The floor of the hut was laid with many wooden boards. There was barely a gap between them. The boards were a pleasing sandy colour that gave the hut a cheerful look by day. The firelight suited them too. They were happy boards... It wasn't really a hut at all, he thought. He suspected that bungalow was the proper word, though it didn't sound so romantic. Tasty worms, evening chair, all his possessions around him. Things were good, weren't they?
There was a knock at the door.
Morstrum froze. His insides misbehaved. He had a sudden sickening sense of himself on show, the only light thing in a world of darkness. Sincerely, he wished that he had put up curtains.
The knock repeated.
"Yes?" Morstrum called. "Who's there?"
There was no answer. Morstrum found that he was very afraid.
"Who's there?" He called again.
One of these boxes had a blunderbuss in it. Should he get it? He didn't remember which one it was in. He imagined the view he would give the outside world as he scrabbled about trying to find it. He picked up the poker instead.
"Who's there?" he called and louder. He thought he heard footsteps outside the front door. Morstrum's heart began to hurt him. Slowly, ever so slowly, he backed away towards the nothing room. It was dark in there. It overlooked the veranda. As quietly as he could, he closed the door and stole up to the window. At first all he could see were the black shapes of tree tops against the sky. Then, as his eyes grew accustomed to the dark, he thought he could make something out among the plant stems in the garden. Something was moving. Something, a little form, was flitting to and fro. It was dancing. Was it dancing? It skipped and twirled and ran about in the most particular way. Sometimes it would freeze stock still or drop down to the ground, only to burst into frantic life a moment later. Now Morstrum became aware of a second shape. This one was drawing closer. Morstrum stepped back and gripped the poker yet more tightly. As he watched, it stepped into the pool of firelight.
It was a child! It was a child far from any that he had ever seen, made from a stuff he did not know. Its hair played about with the wind. In the flickering light, the little eyes shone. As it came near it seemed half flying, so lightly did it tread.
The forest! It was the spirit of the forest come to life! All the old Stoll's stories came flooding back to him. So, the stories were true, he thought.
Morstrum pressed his face to the glass and strained his eyes to see. It was on the veranda now, peering in at the room where he had been.
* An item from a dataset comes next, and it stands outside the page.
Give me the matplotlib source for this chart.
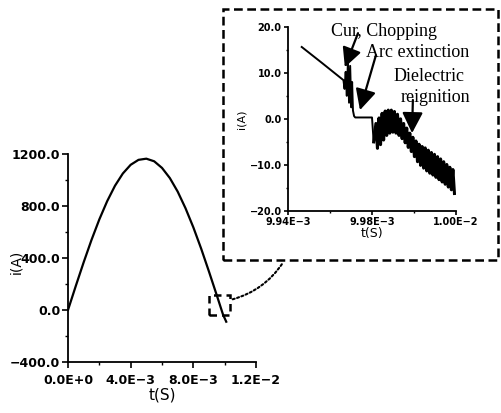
import numpy as np
import matplotlib
matplotlib.use('Agg')
import matplotlib.pyplot as plt
from matplotlib.patches import Rectangle, FancyArrowPatch
from matplotlib.ticker import FixedLocator, FixedFormatter, MultipleLocator

# full half cycle of the interrupted current (t in ms, i in A)
main_t_ms = [0.0, 0.5, 1.0, 1.5, 2.0, 2.5, 3.0, 3.5, 4.0, 4.5, 5.0, 5.5,
             6.0, 6.5, 7.0, 7.5, 8.0, 8.5, 9.0, 9.5, 9.9, 10.1]
main_i = [0, 186, 367, 539, 697, 837, 956, 1050, 1117, 1155, 1164, 1144,
          1093, 1015, 911, 783, 636, 472, 295, 112, -37, -90]

main_xticks = [0.0, 4.0e-3, 8.0e-3, 1.2e-2]
main_xlabels = ['0.0E+0', '4.0E\u22123', '8.0E\u22123', '1.2E\u22122']
main_yticks = [-400, 0, 400, 800, 1200]
main_ylabels = ['\u2212400.0', '0.0', '400.0', '800.0', '1200.0']

# zoom around current zero: approach, chopping, arc extinction
pre_t_ms = [9.9449, 9.9520, 9.9598, 9.9602, 9.9606, 9.9610, 9.9614, 9.9618,
            9.9622, 9.9626, 9.9629, 9.9632, 9.9636, 9.9640, 9.9670, 9.9700,
            9.9706]
pre_i = [15.6, 12.2, 8.4, 6.5, 10.2, 5.0, 12.5, 3.5, 11.5, 2.5, 8.0, 1.8,
         0.6, 0.3, 0.3, 0.3, -5.0]

# high frequency ringing after reignition: crest and trough per cycle
peak_t_ms = [9.9714, 9.9725, 9.9736, 9.9747, 9.9758, 9.9769, 9.9780, 9.9791,
             9.9802, 9.9813, 9.9824, 9.9835, 9.9846, 9.9857, 9.9868, 9.9879,
             9.9890, 9.9901, 9.9912, 9.9923, 9.9934, 9.9945, 9.9956, 9.9967,
             9.9978, 9.9989]
peak_i = [-1.0, 0.2, 1.2, 1.7, 1.9, 1.9, 1.6, 1.0, 0.0, -1.0, -2.0, -3.1,
          -4.0, -4.8, -5.5, -6.0, -6.3, -6.8, -7.3, -7.7, -8.2, -8.7, -9.3,
          -9.9, -10.5, -11.0]
trough_t_ms = [9.97195, 9.97305, 9.97415, 9.97525, 9.97635, 9.97745, 9.97855,
               9.97965, 9.98075, 9.98185, 9.98295, 9.98405, 9.98515, 9.98625,
               9.98735, 9.98845, 9.98955, 9.99065, 9.99175, 9.99285, 9.99395,
               9.99505, 9.99615, 9.99725, 9.99835, 9.99945]
trough_i = [-6.4, -5.6, -4.6, -3.6, -3.1, -2.9, -3.1, -3.6, -4.3, -5.2, -6.2,
            -7.1, -8.2, -9.3, -10.1, -10.7, -11.3, -11.8, -12.2, -12.7, -13.2,
            -13.7, -14.2, -14.8, -15.4, -16.2]

zoom_xticks = [9.94e-3, 9.97e-3, 1.0e-2]
zoom_xlabels = ['9.94E\u22123', '9.98E\u22123', '1.00E\u22122']
zoom_yticks = [-20, -10, 0, 10, 20]
zoom_ylabels = ['\u221220.0', '\u221210.0', '0.0', '10.0', '20.0']

W, H = 501, 413


def fig_xy(x, y):
    ''' pixel position (origin top left) to figure fraction '''
    return x / W, 1 - y / H


def style_axes(ax, size, length):
    for side in ('top', 'right'):
        ax.spines[side].set_visible(False)
    for side in ('left', 'bottom'):
        ax.spines[side].set_linewidth(1.3)
    ax.tick_params(which='major', direction='out', length=length, width=1.2,
                   labelsize=size, pad=1.5)
    ax.tick_params(which='minor', direction='out', length=length * 0.6, width=1.0)
    for lbl in ax.get_xticklabels() + ax.get_yticklabels():
        lbl.set_fontweight('bold')


fig = plt.figure(figsize=(W / 100, H / 100), dpi=100)

# main plot
ax = fig.add_axes([68 / W, 1 - 362 / H, (256 - 68) / W, (362 - 154) / H])
ax.plot(np.array(main_t_ms) * 1e-3, main_i, color='black', lw=1.6)
ax.set_xlim(0, 1.2e-2)
ax.set_ylim(-400, 1200)
ax.xaxis.set_major_locator(FixedLocator(main_xticks))
ax.xaxis.set_major_formatter(FixedFormatter(main_xlabels))
ax.yaxis.set_major_locator(FixedLocator(main_yticks))
ax.yaxis.set_major_formatter(FixedFormatter(main_ylabels))
ax.xaxis.set_minor_locator(MultipleLocator(2e-3))
ax.yaxis.set_minor_locator(MultipleLocator(200))
style_axes(ax, 9, 4)
ax.tick_params(axis='x', which='major', pad=5)
ax.set_xlabel('t(S)', fontsize=11, labelpad=0)
fig.text(*fig_xy(16, 262), 'i(A)', rotation=90, fontsize=10,
         ha='center', va='center')

# marker box around current zero
ax.add_patch(Rectangle((8.98e-3, -38), 1.34e-3, 153, fill=False,
                       edgecolor='black', lw=1.8, ls=(0, (3, 2)),
                       clip_on=False, zorder=3))

# inset with the zoomed current zero
axz = fig.add_axes([288 / W, 1 - 211 / H, (456 - 288) / W, (211 - 26.7) / H])
zoom_t = np.array(pre_t_ms) * 1e-3
axz.plot(zoom_t, pre_i, color='black', lw=1.4)
ring_t, ring_i = [pre_t_ms[-1]], [pre_i[-1]]
for tp, ip, tt, it in zip(peak_t_ms, peak_i, trough_t_ms, trough_i):
    ring_t += [tp, tt]
    ring_i += [ip, it]
axz.plot(np.array(ring_t) * 1e-3, ring_i, color='black', lw=2.2)
axz.set_xlim(9.94e-3, 1.0e-2)
axz.set_ylim(-20, 20)
axz.xaxis.set_major_locator(FixedLocator(zoom_xticks))
axz.xaxis.set_major_formatter(FixedFormatter(zoom_xlabels))
axz.yaxis.set_major_locator(FixedLocator(zoom_yticks))
axz.yaxis.set_major_formatter(FixedFormatter(zoom_ylabels))
axz.xaxis.set_minor_locator(FixedLocator([9.955e-3, 9.985e-3]))
axz.yaxis.set_minor_locator(MultipleLocator(5))
style_axes(axz, 7, 3)
axz.set_xlabel('t(S)', fontsize=9, labelpad=0)
axz.set_ylabel('i(A)', fontsize=8, labelpad=2)

serif = dict(family='Liberation Serif', fontsize=13, ha='center', va='center')
arrow = dict(arrowstyle='-|>,head_length=0.9,head_width=0.45',
             color='black', lw=1.6, shrinkA=0, shrinkB=0)
axz.text(9.9743e-3, 19.0, 'Cur, Chopping', clip_on=False, **serif)
axz.text(9.9862e-3, 14.3, 'Arc extinction', clip_on=False, **serif)
axz.text(9.9903e-3, 9.3, 'Dielectric', clip_on=False, **serif)
axz.text(9.9928e-3, 4.6, 'reignition', clip_on=False, **serif)
axz.annotate('', xy=(9.9603e-3, 11.2), xytext=(9.9650e-3, 18.6),
             arrowprops=dict(arrow, mutation_scale=13))
axz.annotate('', xy=(9.9657e-3, 1.9), xytext=(9.9714e-3, 13.8),
             arrowprops=dict(arrow, mutation_scale=14))
axz.annotate('', xy=(9.9843e-3, -3.1), xytext=(9.9846e-3, 4.1),
             arrowprops=dict(arrow, mutation_scale=14))

# dashed frame round the inset and dotted link to the marker box
x0, y0 = fig_xy(223, 260)
x1, y1 = fig_xy(498, 9)
fig.patches.append(Rectangle((x0, y0), x1 - x0, y1 - y0, fill=False,
                             edgecolor='black', lw=1.8, ls=(0, (3.5, 1.8)),
                             transform=fig.transFigure, figure=fig))
fig.patches.append(FancyArrowPatch(fig_xy(230, 300), fig_xy(284, 261),
                                   arrowstyle='-', connectionstyle='arc3,rad=0.2',
                                   color='black', lw=1.5, ls=(0, (1, 1.2)),
                                   transform=fig.transFigure, figure=fig))

fig.savefig('out.png', dpi=100)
All at once there was another face an inch away from his. Morstrum yelped and leaped back in surprise. He tripped and hit himself in the head with the poker. In an instant he was up again but the face was gone. He peered out but the two little shapes were nowhere to be seen. Morstrum rushed around, upsetting several boxes of ornaments in his haste. He threw open the front door. The blackness yawned before him. From far away in the forest he heard the sound of laughter, growing fainter all the time.